The Apprenticeship Levy is a 0.5% charge on the part of an employer's pay bill that exceeds £3 million. The £15,000 'Apprenticeship Levy Allowance' is the offset: every employer (or connected group of employers, sharing one allowance between them) can claim a £15,000 reduction against the levy each tax year. Mathematically, 0.5% of £3 million is £15,000 — so any employer with a pay bill of £3 million or less ends up with no liability.

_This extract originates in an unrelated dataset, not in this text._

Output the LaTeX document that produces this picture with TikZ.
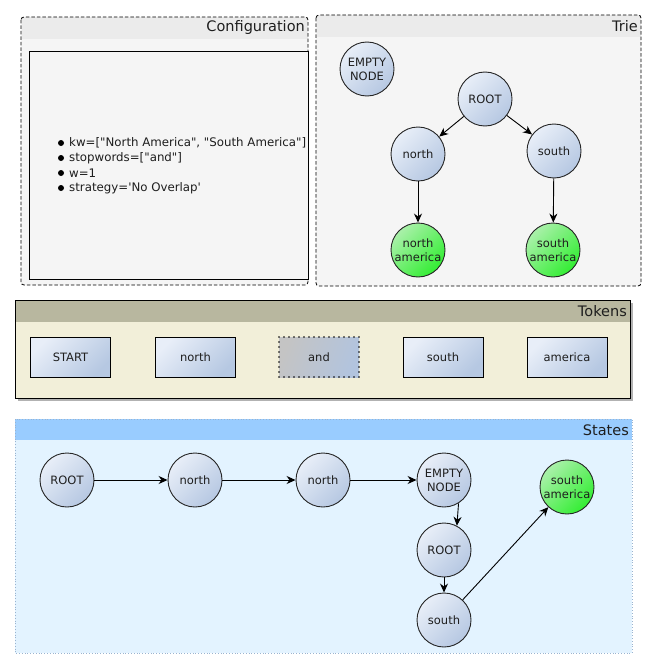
\documentclass[tikz,border=0pt]{standalone}
\usepackage{fontspec}
\newfontfamily\dejavu{DejaVu Sans}
\usetikzlibrary{arrows.meta}

\definecolor{paneltop}{HTML}{EBEBEB}
\definecolor{panelbody}{HTML}{F5F5F5}
\definecolor{tokentop}{HTML}{B8B79F}
\definecolor{tokenbody}{HTML}{F2EFD9}
\definecolor{statetop}{HTML}{99CCFF}
\definecolor{statebody}{HTML}{E3F3FF}
\definecolor{stateedge}{HTML}{9AB4D0}
\definecolor{nodelight}{HTML}{E8EEF8}
\definecolor{nodedark}{HTML}{B6C8E2}
\definecolor{leaflight}{HTML}{AAF0AA}
\definecolor{leafdark}{HTML}{33EE33}
\definecolor{andlight}{HTML}{C4C4C4}
\definecolor{anddark}{HTML}{B2C4DE}
\definecolor{ink}{HTML}{1E1E1E}

\begin{document}
\begin{tikzpicture}[x=1pt, y=-1pt, text=ink,
    font=\dejavu\fontsize{11.5}{14}\selectfont,
    statenode/.style={circle, draw=black!85, line width=0.9pt, minimum size=54pt,
      inner sep=0pt, align=center, top color=nodelight, bottom color=nodedark,
      shading angle=45},
    leafnode/.style={statenode, top color=leaflight, bottom color=leafdark, shading angle=45},
    tokenbox/.style={draw=black, line width=1pt, minimum width=80pt, minimum height=40pt,
      top color=nodelight, bottom color=nodedark, shading angle=45},
    skipbox/.style={tokenbox, draw=black, line width=1.6pt, line cap=round,
      dash pattern=on 0pt off 5pt, top color=andlight, bottom color=anddark,
      shading angle=70},
    panelline/.style={line width=0.8pt, dash pattern=on 3.5pt off 2pt},
    edge/.style={-{Stealth[length=9pt,width=8pt]}, line width=0.9pt},
    title/.style={anchor=east, inner sep=0pt, font=\dejavu\fontsize{14.5}{16}\selectfont}]
  \useasboundingbox (0,0) rectangle (656,669);

  % configuration panel
  \fill[panelbody, rounded corners=3pt] (21,17) rectangle (308,285);
  \fill[paneltop] (21.5,17.5) rectangle (307.5,39);
  \draw[panelline, rounded corners=3pt] (21,17) rectangle (308,285);
  \node[title] (cfgtitle) at (305,28) {Configuration};
  \draw[fill=panelbody, line width=0.9pt] (29,51) rectangle (308,279);
  \foreach \i/\t in {0/{kw=["North America", "South America"]},
      1/{stopwords=["and"]}, 2/{w=1}, 3/{strategy='No Overlap'}} {
    \fill[black] (61,{143+15*\i}) circle (3pt);
    \node[anchor=west, inner sep=0pt, font=\dejavu\fontsize{11.8}{14}\selectfont]
      (cfg\i) at (69,{143+15*\i}) {\t};
  }

  % trie panel
  \fill[panelbody, rounded corners=3pt] (316,15) rectangle (641,286);
  \fill[paneltop] (316.5,15.5) rectangle (640.5,37);
  \draw[panelline, rounded corners=3pt] (316,15) rectangle (641,286);
  \node[title] (trietitle) at (638,26) {Trie};
  \node[statenode] (tempty) at (367,69) {EMPTY\\NODE};
  \node[statenode] (troot) at (485,99) {ROOT};
  \node[statenode] (tnorth) at (418,154) {north};
  \node[statenode] (tsouth) at (554,151) {south};
  \node[leafnode] (tnam) at (418,250) {north\\america};
  \node[leafnode] (tsam) at (553,250) {south\\america};
  \draw[edge] (troot) -- (tnorth);
  \draw[edge] (troot) -- (tsouth);
  \draw[edge] (tnorth) -- (tnam);
  \draw[edge] (tsouth) -- (tsam);

  % tokens panel
  \fill[black!30] (18,303) rectangle (633,401);
  \fill[tokenbody] (15,300) rectangle (630,398);
  \fill[tokentop] (15,300) rectangle (630,322);
  \draw[line width=0.9pt] (15,300) rectangle (630,398);
  \node[title] (tokentitle) at (627,311) {Tokens};
  \node[tokenbox] (kstart) at (70.5,357) {START};
  \node[tokenbox] (knorth) at (195.5,357) {north};
  \node[skipbox] (kand) at (319,357) {and};
  \node[tokenbox] (ksouth) at (443,357) {south};
  \node[tokenbox] (kamerica) at (567,357) {america};

  % states panel
  \fill[statebody] (15,419) rectangle (632,653);
  \fill[statetop] (15,419) rectangle (632,440);
  \draw[stateedge, line width=0.8pt, dotted] (15,419) rectangle (632,653);
  \node[title] (statetitle) at (629,430) {States};
  \node[statenode] (sroot) at (67,480) {ROOT};
  \node[statenode] (snorth) at (195,480) {north};
  \node[statenode] (snorthb) at (323,480) {north};
  \node[statenode] (sempty) at (444,480) {EMPTY\\NODE};
  \node[statenode] (srootb) at (444,550) {ROOT};
  \node[statenode] (ssouth) at (444,620) {south};
  \node[leafnode] (ssam) at (567,487) {south\\america};
  \draw[edge] (sroot) -- (snorth);
  \draw[edge] (snorth) -- (snorthb);
  \draw[edge] (snorthb) -- (sempty);
  \draw[edge] (sempty.-58) -- (srootb.62);
  \draw[edge] (srootb) -- (ssouth);
  \draw[edge] (ssouth) -- (ssam);
\end{tikzpicture}
\end{document}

The allowance is split monthly. Each tax month, the employer reports its month-to-date pay bill on the EPS and claims 1/12 of the £15,000 allowance (£1,250) against the levy due that month. Unused allowance from earlier months can roll forward within the same tax year but cannot roll across tax years. Connected employers (group companies) must agree at the start of the tax year how to split the single allowance between them.
Worked example: BrightCo has a UK pay bill of £4.2 million in 2026/27. Annual levy is 0.5% of £4.2m = £21,000. After the £15,000 allowance, BrightCo's net Apprenticeship Levy liability is £6,000 for the year — about £500 per month on average. The £6,000 sits in BrightCo's apprenticeship service account for spending on training and end-point assessment. If BrightCo doesn't spend it within 24 months, the funds expire on a monthly rolling basis. Smaller employers below the £3 million pay-bill threshold pay no levy and instead access apprenticeship funding through co-investment, where the government pays 95% of approved training costs.